What method do most municipalities and states use for replacing a large tree with multiple small ones. Replacing a 10" caliber with 10 1", or even 2 5" does not seem adequate. My Tree Board uses the diameter method.
Reply to post by Scott Cullen, on February 10, 2003 at 22:28:52:
About half the text I wrote disaapeared from that message and it does not makes sense. (??) I'll try to clean it up later but gotta go now.
Reply to post by Scott, on February 11, 2003 at 07:59:04:
OK, let's try this again.
I don't know if there is most common method or if anyone has tried to survey to find out.
Methods that are customary or allowable by law will vary from place to place. State laws usually govern local laws. So one individual might suspect "everybody uses the peanut butter and jelly method" and that might be true in the State of Bliss but not in other states.

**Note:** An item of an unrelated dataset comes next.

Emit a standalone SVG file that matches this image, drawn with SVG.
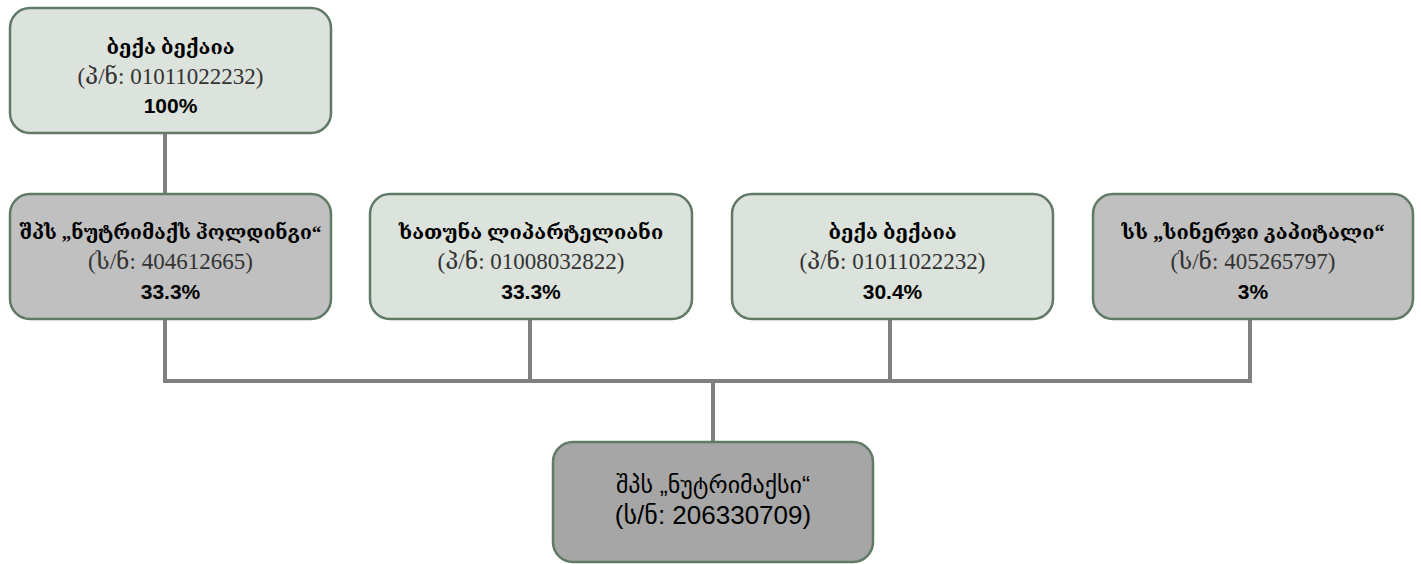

If you can actually replace a 10" tree (not so uncommon these days) you have an actual cost for that. In the abstract to be made whole you should get that cost, say X. The cost of (10) 1" trees,say Y, will probably be
But that's a basis for cost. If your area method applies depreciation to cost to get value (as in TFM) and your dia:dia: method does not, the latter could conceivably be better.
And you must consider the survival and growth rates of a 10" transplant. After 5 years you might find more viable canopy with the (10) 1" trees.
But you try to recover as much value as you can and then plant what you want. You should recover value of the lost plant, not just cost of smaller replacements.
So you want to maximize recoverable value. That will depend on A) method, B) enabling law or custom, C) how you use the recovered money.
Reply to post by Scptt, on February 11, 2003 at 08:35:37:
I agree with Scott and add that some towns here do use cross-sectional area for a truer approximation of value lost than dia. gives.